***** THE DATA

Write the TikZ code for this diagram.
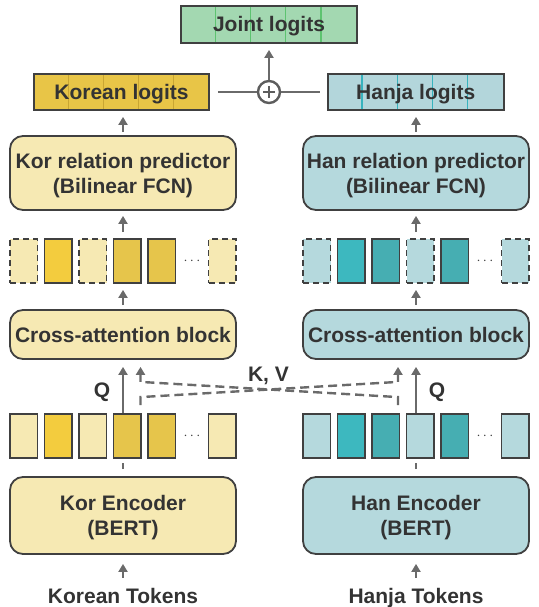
\documentclass[tikz,border=0pt]{standalone}
\usepackage{fontspec}
\setmainfont{Liberation Sans}
\usetikzlibrary{arrows.meta,calc}
\definecolor{cbd}{HTML}{404040}
\definecolor{ctx}{HTML}{333333}
\definecolor{car}{HTML}{6A6A6A}
\definecolor{cly}{HTML}{F6E9B3}
\definecolor{cby}{HTML}{F3CC3E}
\definecolor{cgy}{HTML}{E6C54B}
\definecolor{ckl}{HTML}{E8C547}
\definecolor{ckd}{HTML}{C9A633}
\definecolor{clt}{HTML}{B5D9DD}
\definecolor{cbt}{HTML}{3DB8BF}
\definecolor{ctt}{HTML}{46AEB2}
\definecolor{chl}{HTML}{B3D6DB}
\definecolor{chd}{HTML}{37B3BE}
\definecolor{cjl}{HTML}{A3D8B1}
\definecolor{cjd}{HTML}{5DC370}
\tikzset{
  txt/.style={text=ctx, font=\bfseries\fontsize{21}{25}\selectfont},
  box/.style={txt, draw=cbd, line width=1.8pt, rounded corners=13pt, align=center, inner sep=0pt, minimum width=226pt, text depth=0pt},
  tokbox/.style={draw=cbd, line width=1.8pt, minimum width=27.5pt, minimum height=44pt, inner sep=0pt},
  dtok/.style={tokbox, dash pattern=on 6pt off 4pt},
  logit/.style={txt, draw=cbd, line width=1.8pt, minimum width=175pt, minimum height=36pt, inner sep=0pt, text height=15pt, text depth=0pt},
  arr/.style={draw=car, line width=2.2pt, -{Triangle[width=9pt,length=8pt]}},
  conn/.style={draw=car, line width=2.4pt},
  kvline/.style={draw=car, line width=2.4pt, dash pattern=on 9pt off 5pt, -{Triangle[width=9pt,length=8pt]}},
  dotsn/.style={text=cbd, inner sep=0pt, font=\fontsize{14}{14}\selectfont},
  oplusn/.style={circle, draw=cbd!85, line width=2.4pt, fill=white, minimum size=22pt, inner sep=0pt,
    path picture={\draw[line width=1.5pt, draw=cbd!85]
      ([xshift=-6pt]path picture bounding box.center) -- ([xshift=6pt]path picture bounding box.center)
      ([yshift=-6pt]path picture bounding box.center) -- ([yshift=6pt]path picture bounding box.center);}},
  lbl/.style={txt, inner sep=0pt, anchor=base}
}
\begin{document}
\begin{tikzpicture}[x=1pt,y=-1pt]
\useasboundingbox (0,0) rectangle (538,607);

% logits
\node[logit, fill=cjl, minimum width=176pt, minimum height=37pt] (joint) at (269,24.5) {};
\node[logit, fill=ckl] (klog) at (121.5,92) {};
\node[logit, fill=chl, minimum width=176pt] (hlog) at (415.7,92) {};
\foreach \i in {1,...,4} {
  \draw[draw=cjd, line width=1.2pt, shorten <=0.9pt, shorten >=0.9pt] ($(joint.north west)+(35.2*\i,0)$) -- ($(joint.south west)+(35.2*\i,0)$);
  \draw[draw=ckd, line width=1.2pt, shorten <=0.9pt, shorten >=0.9pt] ($(klog.north west)+(35*\i,0)$) -- ($(klog.south west)+(35*\i,0)$);
  \draw[draw=chd, line width=1.2pt, shorten <=0.9pt, shorten >=0.9pt] ($(hlog.north west)+(35.2*\i,0)$) -- ($(hlog.south west)+(35.2*\i,0)$);
}
\node[logit, fill=none, minimum width=176pt, minimum height=37pt] (jointb) at (joint.center) {Joint logits};
\node[logit, fill=none] (klogb) at (klog.center) {Korean logits};
\node[logit, fill=none, minimum width=176pt] (hlogb) at (hlog.center) {Hanja logits};
\node[oplusn] (plus) at (269,92) {};

% predictors
\node[box, fill=cly, minimum height=74pt] (kpred) at (123,173) {Kor relation predictor\\(Bilinear FCN)};
\node[box, fill=clt, minimum height=74pt] (hpred) at (416,173) {Han relation predictor\\(Bilinear FCN)};

% middle rows
\foreach \i/\x/\f/\s in {1/23.75/cly/dtok, 2/58.25/cby/tokbox, 3/92.75/cly/dtok, 4/127.25/cgy/tokbox, 5/161.75/cgy/tokbox, 6/222.25/cly/dtok}
  \node[\s, fill=\f] (km\i) at (\x,261) {};
\foreach \i/\x/\f/\s in {1/316.75/clt/dtok, 2/351.25/cbt/tokbox, 3/385.75/ctt/tokbox, 4/420.25/clt/dtok, 5/454.75/ctt/tokbox, 6/515.25/clt/dtok}
  \node[\s, fill=\f] (hm\i) at (\x,261) {};
\node[dotsn] (kmd) at (192,261) {$\cdots$};
\node[dotsn] (hmd) at (485,261) {$\cdots$};

% cross attention
\node[box, fill=cly, minimum height=49pt] (kca) at (123,334.5) {Cross-attention block};
\node[box, fill=clt, minimum height=49pt] (hca) at (416,334.5) {Cross-attention block};

% token rows
\foreach \i/\x/\f in {1/23.75/cly, 2/58.25/cby, 3/92.75/cly, 4/127.25/cgy, 5/161.75/cgy, 6/222.25/cly}
  \node[tokbox, fill=\f] (kt\i) at (\x,436) {};
\foreach \i/\x/\f in {1/316.75/clt, 2/351.25/cbt, 3/385.75/ctt, 4/420.25/clt, 5/454.75/ctt, 6/515.25/clt}
  \node[tokbox, fill=\f] (ht\i) at (\x,436) {};
\node[dotsn] (ktd) at (192,436) {$\cdots$};
\node[dotsn] (htd) at (485,436) {$\cdots$};

% encoders
\node[box, fill=cly, minimum height=77pt] (kenc) at (123,515.5) {Kor Encoder\\(BERT)};
\node[box, fill=clt, minimum height=77pt] (henc) at (416,515.5) {Han Encoder\\(BERT)};

% labels
\node[lbl, text height=15pt, text depth=0pt] (ktl) at (123,603.5) {Korean Tokens};
\node[lbl, text height=15pt, text depth=0pt] (htl) at (416,603.5) {Hanja Tokens};
\node[lbl] (kq) at (102,397) {Q};
\node[lbl] (hq) at (437,397) {Q};
\node[lbl] (kvl) at (268.5,381) {K, V};

% arrows, both columns
\foreach \c in {k,h} {
  \draw[arr, shorten <=10.5pt, shorten >=9pt] (\c tl.north) -- (\c enc.south);
  \draw[conn, line width=2.2pt, shorten <=7pt, shorten >=4pt] (\c enc.north) -- (\c enc.north |- \c t4.south);
  \draw[arr, shorten >=7pt] (\c ca.south |- \c t4.north) -- (\c ca.south);
  \draw[arr, shorten <=4pt, shorten >=6pt] (\c ca.north) -- (\c ca.north |- \c m4.south);
  \draw[arr, shorten <=6pt, shorten >=5pt] (\c ca.north |- \c m4.north) -- (\c pred.south);
  \draw[arr, shorten <=3pt, shorten >=6pt] (\c pred.north) -- (\c pred.north |- \c log.south);
}

% sum
\draw[conn, shorten <=8pt] (klog.east) -- (plus.west);
\draw[conn, shorten >=6.5pt] (plus.east) -- (hlog.west);
\draw[arr, shorten >=6pt] (plus.north) -- (joint.south);

% K, V cross connections
\coordinate (ka) at ($(kca.south)+(17.5,0)$);
\coordinate (ha) at ($(hca.south)+(-18,0)$);
\draw[kvline] ($(ka |- kt4.north)+(0,-8)$) -- ($(ka |- kt4.north)+(0,-16)$) -- ($(ha)+(0,22)$) -- ($(ha)+(0,7)$);
\draw[kvline] ($(ha |- ht4.north)+(0,-8)$) -- ($(ha |- ht4.north)+(0,-16)$) -- ($(ka)+(0,22)$) -- ($(ka)+(0,7)$);
\end{tikzpicture}
\end{document}
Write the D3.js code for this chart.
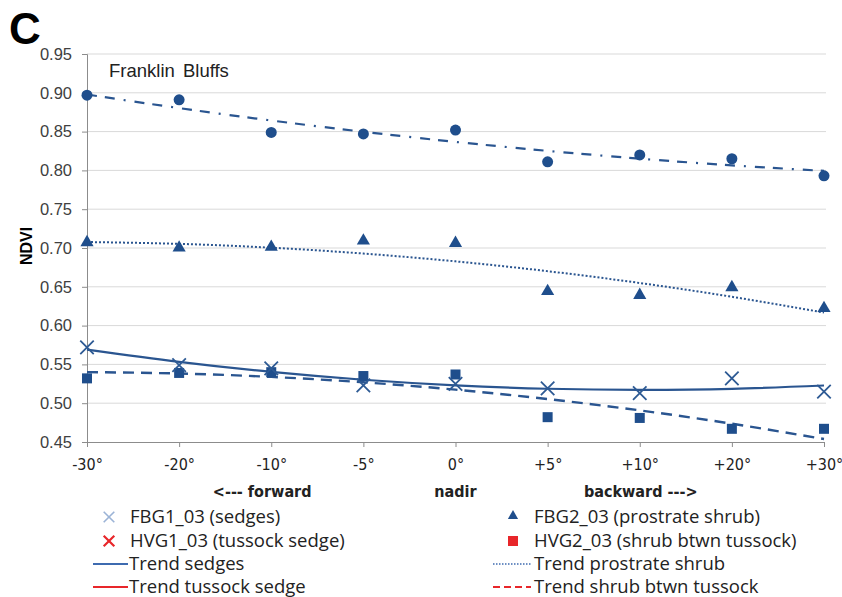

**********

**INSTRUCTIONS TO FOLLOW**
Scan the material for lines with the word "Write", and copy each line you find.

**RESULT OF THIS TASK**
Write the TikZ code for this diagram.
Write the D3.js code for this chart.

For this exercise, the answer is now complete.